Dizem que feedback é um presente, e mais de uma vez me aconselharam a ser “menos romântica” com essa indústria, a entender que no final do dia nós trabalhamos com vendas, para acionistas, que o jogo corporativo é para os “tubarões”, e crescer (rápido) tem mais a ver com nossa capacidade de relacionamento e “trabalhar pra cima” do que essencialmente com o seu talento e o histórico do que você fez ao longo da carreira. Quando ouvi isso pela primeira vez, minha imediata reação foi acreditar que eu não tinha uma visão apurada das coisas e ir atrás de “melhorar”. Até porque não faltavam exemplos de lideranças que cresceram nesse contexto, com essa visão e comportamento. “Se você quer crescer no mundo corporativo, essas são as regras do jogo.”.

Como diz um dos clássicos da nossa música “o tempo passou e eu sofri calado”. Talvez não tão calada, mas avançando sempre com uma sensação de que eu precisava entregar o dobro para conseguir metade do que muitos colegas recebiam. Ao longo do caminho essa sensação me fez questionar a minha capacidade, mas acima disso, a minha vontade de fazer parte dessa indústria. Tentar equilibrar desejo com realidade é um desafio intrinsecamente humano. Fui entendendo que a verdade mora em algum lugar no meio disso tudo. Entendi também que não sou eu quem faz as regras do jogo. Mas, o que me levou mais tempo do que eu gostaria para entender é que sou eu quem define como jogar esse jogo. A minha barra sou eu. A sua, é você.

O lugar onde eu melhor me encontrei até agora foi no crescimento que vem através da construção de bons relacionamentos como consequência de boas experiências de trabalho e boas entregas. Ter a intenção de construir um ambiente de respeito e saudável onde ideias originais têm chance de florescer.
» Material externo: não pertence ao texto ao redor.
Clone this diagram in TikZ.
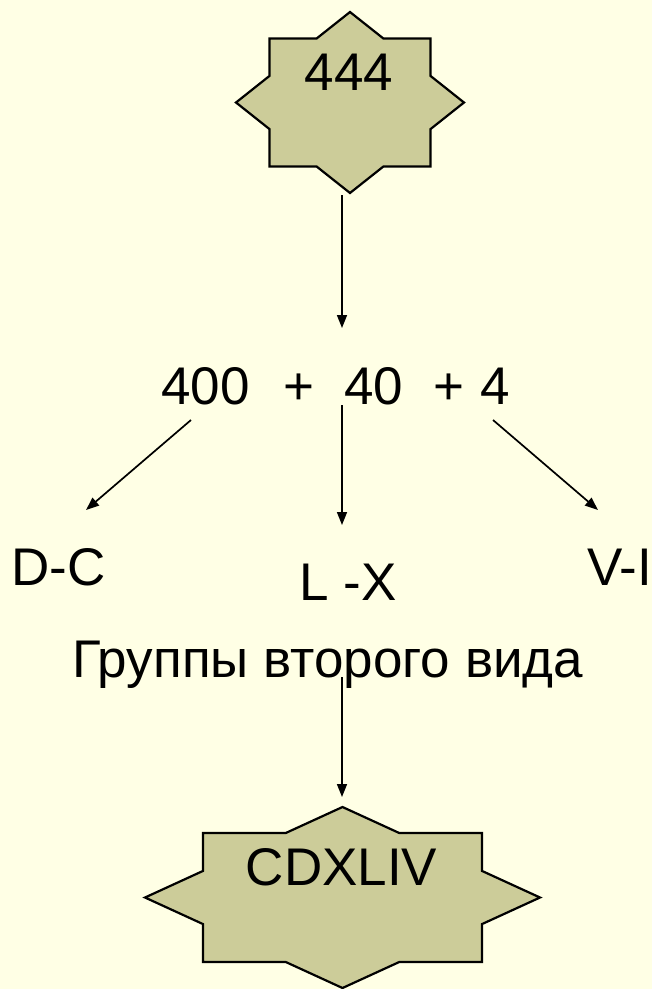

Entender que eu me realizo muito mais construindo ideias que entregam o que precisam no curto prazo, mas foram desenhadas para sobreviverem ao tempo. Construir bases sólidas para não caírem na primeira ventania. E que, provavelmente, boa parte do resultado virá quando eu já não estiver mais naquela posição, empresa, o que for. E isso não ser um problema. Fato que esse lugar tem uma velocidade diferente da que vem com o que eu vou chamar de clássico jogo corporativo – que também é uma escolha legítima. E foi um processo duro entender e aceitar que não é a minha direção, sem achar que isso me tira do jogo.

Trouxe esse tema aqui também porque tenho ouvido e conversado muito com colegas, mentores, mentores reversos, amigos e alunos sobre a dificuldade e a aversão a “jogar o jogo corporativo” e um receio e constatação de que isso limita o crescimento. A dificuldade de conviver com a ascensão de pessoas que julgamos não construir para fora tão bem quanto constroem para dentro, “passando sempre na frente”. A clareza da diferença de critérios e a incerteza de como abordar tudo isso.
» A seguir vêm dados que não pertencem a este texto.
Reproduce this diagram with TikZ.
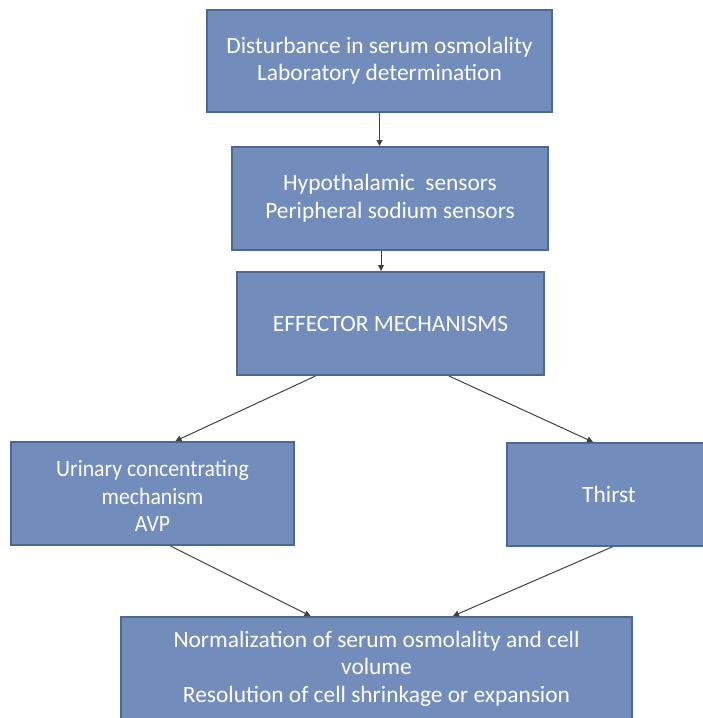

O que eu posso devolver e dividir sobre o tema é: entenda o seu porquê. Não existe somente um porquê, portanto, não pode existir somente um caminho. Se o que você quer mesmo é ter um grande cargo que vem com um grande dinheiro, existe um caminho para isso. Se você quer construir histórias únicas, trabalhar no campo da inovação, saiba que existe um outro caminho para isso. Se você só quer um trabalho que te dê dinheiro suficiente para fazer tudo o que você quer fazer e viver fora do trabalho, também existe um caminho para isso. E outros mais.

A gente se perde quando está seguindo o caminho do outro ou quando deixa o outro te dizer até onde você pode ir e como. Amadurecer o entendimento de quem a gente é e o que quer, eu acredito, é o que nos leva adiante. Não evita que a gente se frustre, mas nos traz de volta ao nosso centro mais rápido. Eu prefiro sentar em uma cadeira por mais tempo e aprender a fazer algo uma, duas, sete vezes, a crescer rapidamente e virar uma líder com pouca experiência que, por consequência, cria um ambiente insalubre para quem está no time e para os parceiros. Eu prefiro batalhar para transformar uma cultura do que entregar o arroz com feijão e evitar criar qualquer ruptura. Eu prefiro arriscar com uma ideia poderosa a ter medo de errar e me expor. Eu prefiro continuar com toques de romance na forma como eu vejo essa indústria e acreditar que é melhor tentar repensar as regras do jogo do que ter que me limitar para segui-las.

Aqui não há promessas de solução nem de certezas, mas me ensinaram que dividir o que gente aprende é bom para o outro e melhor para a gente.